In some coin dropper games, you can hit a bonus by lighting up all of the bonus slots. For an example of such a coin game, look at https://www.youtube.com/watch?v=gPLTL0IlvTI&t=11s
Here, there are 6 different slots that a coin can go into, and if the coin matches up with the travelling LED light, then that will "close" the slot. When all slots are closed, the bonus jackpot is hit.
When there are no slots closed, the probability that the coin will match up with the travelling LED light is simply 1/6. Once a slot is closed, the odds change.
With no slots initially closed, how many coins does it take on average to close all of the slots and hit the jackpot?
Let us first compute the expected number of coins needed to close one slot. (In this solution, I will use "expected," which here means the same as "average.") We know the probability of doing this is $\frac{1}{6}.$ Let us use a state argument, with $x_{1}$ being the expected number of coins to close one slot. If the first coin succeeds (with probability $\frac{1}{6}$), then this would take up $1$ coin. Otherwise, we expect to need another $x_{1}$ coins. So we write $$x_{1} = \frac{1}{6} + \frac{5}{6}\left(1 + x_{1}\right)$$ $$\frac{1}{6}x_{1} = 1$$ $$x_{1} = 6.$$ So we expect to need $6$ coins to get $1$ win.
Now we extend this argument to $x_{2}, x_{3},$ and so on. For $x_{n},$ $n - 1$ slots are already filled. The probability of success at stage $n$ is $\frac{7 - n}{6} \times \frac{1}{6} = \frac{7 - n}{36},$ because we first need to land on an unfilled slot, then we need it to be on the LED light. For example, for $n = 2,$ we have $2 - 1 = 1$ initial light and the probability of success is $\frac{5}{36}.$
Now we apply the state argument. Notice that a fail is a fail - it doesn't matter whether you landed on a closed slot or a non-lighted slot. So we have $$x_{n} = \frac{7 - n}{36} + \frac{29 + n}{36}\left(1 + x_{n}\right)$$ $$x_{n} = \frac{36}{7 - n}.$$ This should make some intuitive sense as well.

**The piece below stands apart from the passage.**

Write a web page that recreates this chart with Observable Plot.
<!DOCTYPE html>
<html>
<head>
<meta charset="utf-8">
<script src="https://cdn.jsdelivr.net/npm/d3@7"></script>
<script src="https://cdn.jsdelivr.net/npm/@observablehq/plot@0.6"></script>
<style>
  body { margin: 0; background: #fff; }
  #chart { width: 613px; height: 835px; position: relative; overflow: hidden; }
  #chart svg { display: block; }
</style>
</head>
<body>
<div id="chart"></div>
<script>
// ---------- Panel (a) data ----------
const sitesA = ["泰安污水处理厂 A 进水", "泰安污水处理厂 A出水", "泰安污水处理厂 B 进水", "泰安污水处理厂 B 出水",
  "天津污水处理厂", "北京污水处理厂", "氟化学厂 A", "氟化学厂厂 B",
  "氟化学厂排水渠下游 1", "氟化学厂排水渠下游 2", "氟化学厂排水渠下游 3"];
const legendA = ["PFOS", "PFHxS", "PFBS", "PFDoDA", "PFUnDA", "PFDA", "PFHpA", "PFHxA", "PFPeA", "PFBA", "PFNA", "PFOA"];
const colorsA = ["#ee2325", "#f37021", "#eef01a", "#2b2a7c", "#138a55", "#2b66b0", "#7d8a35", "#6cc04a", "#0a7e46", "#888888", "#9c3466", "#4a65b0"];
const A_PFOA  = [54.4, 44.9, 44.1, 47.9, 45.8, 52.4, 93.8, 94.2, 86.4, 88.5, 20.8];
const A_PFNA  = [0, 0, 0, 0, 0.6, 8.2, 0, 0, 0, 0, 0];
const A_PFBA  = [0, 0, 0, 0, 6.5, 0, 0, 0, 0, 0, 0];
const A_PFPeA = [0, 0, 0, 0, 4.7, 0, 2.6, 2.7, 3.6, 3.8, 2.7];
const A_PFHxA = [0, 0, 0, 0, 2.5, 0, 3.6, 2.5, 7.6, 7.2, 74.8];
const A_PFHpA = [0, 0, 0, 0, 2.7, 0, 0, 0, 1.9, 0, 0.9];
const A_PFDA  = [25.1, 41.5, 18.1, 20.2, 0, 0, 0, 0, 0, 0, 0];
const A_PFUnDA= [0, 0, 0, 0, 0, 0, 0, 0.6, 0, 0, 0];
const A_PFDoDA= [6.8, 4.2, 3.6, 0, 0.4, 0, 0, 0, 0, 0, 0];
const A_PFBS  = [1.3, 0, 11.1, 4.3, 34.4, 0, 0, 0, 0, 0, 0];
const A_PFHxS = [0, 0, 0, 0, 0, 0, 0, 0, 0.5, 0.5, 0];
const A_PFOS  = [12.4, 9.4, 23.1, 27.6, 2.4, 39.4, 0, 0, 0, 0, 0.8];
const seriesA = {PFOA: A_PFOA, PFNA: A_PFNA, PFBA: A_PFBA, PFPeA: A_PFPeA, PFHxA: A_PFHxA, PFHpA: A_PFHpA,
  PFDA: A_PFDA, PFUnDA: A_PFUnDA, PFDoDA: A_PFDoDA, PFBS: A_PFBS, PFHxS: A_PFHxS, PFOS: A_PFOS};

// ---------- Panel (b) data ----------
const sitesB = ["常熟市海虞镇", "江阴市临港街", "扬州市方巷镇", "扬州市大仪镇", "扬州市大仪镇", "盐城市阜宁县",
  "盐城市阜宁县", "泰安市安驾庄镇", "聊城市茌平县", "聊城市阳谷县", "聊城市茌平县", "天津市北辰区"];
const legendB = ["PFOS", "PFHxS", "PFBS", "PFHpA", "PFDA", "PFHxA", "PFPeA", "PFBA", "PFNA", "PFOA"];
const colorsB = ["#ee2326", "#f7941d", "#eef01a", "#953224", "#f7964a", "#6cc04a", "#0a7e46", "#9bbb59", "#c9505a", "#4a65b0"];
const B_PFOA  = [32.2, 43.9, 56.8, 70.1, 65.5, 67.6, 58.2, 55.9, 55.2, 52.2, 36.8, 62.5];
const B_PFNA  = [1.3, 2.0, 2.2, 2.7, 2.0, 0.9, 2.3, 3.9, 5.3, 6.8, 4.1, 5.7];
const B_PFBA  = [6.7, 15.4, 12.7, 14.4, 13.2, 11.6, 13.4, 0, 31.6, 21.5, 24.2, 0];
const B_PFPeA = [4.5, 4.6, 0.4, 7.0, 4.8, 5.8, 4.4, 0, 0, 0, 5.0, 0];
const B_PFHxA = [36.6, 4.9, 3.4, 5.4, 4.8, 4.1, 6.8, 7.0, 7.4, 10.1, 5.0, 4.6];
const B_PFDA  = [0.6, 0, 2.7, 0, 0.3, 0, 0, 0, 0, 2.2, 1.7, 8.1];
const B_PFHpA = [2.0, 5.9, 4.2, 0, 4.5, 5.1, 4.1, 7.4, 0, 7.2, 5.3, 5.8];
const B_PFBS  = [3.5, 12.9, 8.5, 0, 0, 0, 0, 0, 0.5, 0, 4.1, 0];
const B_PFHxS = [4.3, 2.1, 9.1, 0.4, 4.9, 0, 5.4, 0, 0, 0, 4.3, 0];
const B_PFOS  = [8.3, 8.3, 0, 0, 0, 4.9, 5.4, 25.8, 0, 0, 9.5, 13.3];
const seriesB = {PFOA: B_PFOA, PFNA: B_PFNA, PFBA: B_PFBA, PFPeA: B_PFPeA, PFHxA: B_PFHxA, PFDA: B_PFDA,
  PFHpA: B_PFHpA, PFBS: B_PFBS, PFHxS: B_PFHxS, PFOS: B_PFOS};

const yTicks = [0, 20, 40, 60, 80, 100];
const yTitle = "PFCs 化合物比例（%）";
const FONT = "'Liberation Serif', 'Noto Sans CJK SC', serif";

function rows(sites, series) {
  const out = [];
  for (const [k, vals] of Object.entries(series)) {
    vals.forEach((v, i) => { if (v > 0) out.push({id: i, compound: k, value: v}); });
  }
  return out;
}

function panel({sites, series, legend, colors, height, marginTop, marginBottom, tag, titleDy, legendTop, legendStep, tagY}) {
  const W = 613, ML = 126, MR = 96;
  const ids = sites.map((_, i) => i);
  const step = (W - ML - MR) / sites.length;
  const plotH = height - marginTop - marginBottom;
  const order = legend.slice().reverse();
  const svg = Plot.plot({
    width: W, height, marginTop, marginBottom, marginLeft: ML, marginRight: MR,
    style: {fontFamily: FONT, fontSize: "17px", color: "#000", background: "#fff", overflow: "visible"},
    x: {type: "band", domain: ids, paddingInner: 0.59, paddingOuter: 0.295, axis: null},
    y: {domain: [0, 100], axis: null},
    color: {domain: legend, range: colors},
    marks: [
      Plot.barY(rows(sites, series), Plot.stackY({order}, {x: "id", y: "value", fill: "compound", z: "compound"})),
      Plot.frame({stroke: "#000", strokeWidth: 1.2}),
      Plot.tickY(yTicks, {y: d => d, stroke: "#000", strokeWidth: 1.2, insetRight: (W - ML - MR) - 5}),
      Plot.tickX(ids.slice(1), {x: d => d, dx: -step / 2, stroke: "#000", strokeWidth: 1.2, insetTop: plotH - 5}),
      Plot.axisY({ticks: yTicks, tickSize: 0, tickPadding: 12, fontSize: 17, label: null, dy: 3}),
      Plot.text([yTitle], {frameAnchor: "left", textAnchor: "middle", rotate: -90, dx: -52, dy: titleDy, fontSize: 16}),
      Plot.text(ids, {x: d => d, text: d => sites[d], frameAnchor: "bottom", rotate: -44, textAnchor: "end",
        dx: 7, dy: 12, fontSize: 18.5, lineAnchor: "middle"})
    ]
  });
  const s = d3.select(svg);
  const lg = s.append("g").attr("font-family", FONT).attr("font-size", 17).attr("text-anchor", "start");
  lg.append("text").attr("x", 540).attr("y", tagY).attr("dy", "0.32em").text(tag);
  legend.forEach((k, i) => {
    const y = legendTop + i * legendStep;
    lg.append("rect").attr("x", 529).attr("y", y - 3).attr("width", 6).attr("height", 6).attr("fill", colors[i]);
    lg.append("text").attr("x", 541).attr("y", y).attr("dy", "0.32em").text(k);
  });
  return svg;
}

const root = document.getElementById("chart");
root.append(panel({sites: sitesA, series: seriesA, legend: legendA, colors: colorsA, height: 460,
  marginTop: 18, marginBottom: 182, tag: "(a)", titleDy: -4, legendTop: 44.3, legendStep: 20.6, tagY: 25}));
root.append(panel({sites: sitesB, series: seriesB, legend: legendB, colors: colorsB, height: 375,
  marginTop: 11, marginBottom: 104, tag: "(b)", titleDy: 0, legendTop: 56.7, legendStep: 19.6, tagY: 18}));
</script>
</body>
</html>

The expected number of coins to win the jackpot is equal to the sum of the individual expected amounts. So, we see that $$\sum_{n = 1}^{6} x_{n}$$ $$= \sum_{n = 1}^{6} \frac{36}{7 - n}$$ $$= 6 + \frac{36}{5} + 9 + 12 + 18 + 36$$ $$= \boxed{\frac{441}{5}}.$$
This is $88.2,$ or almost $90$ tokens. That's a lot of tokens, man!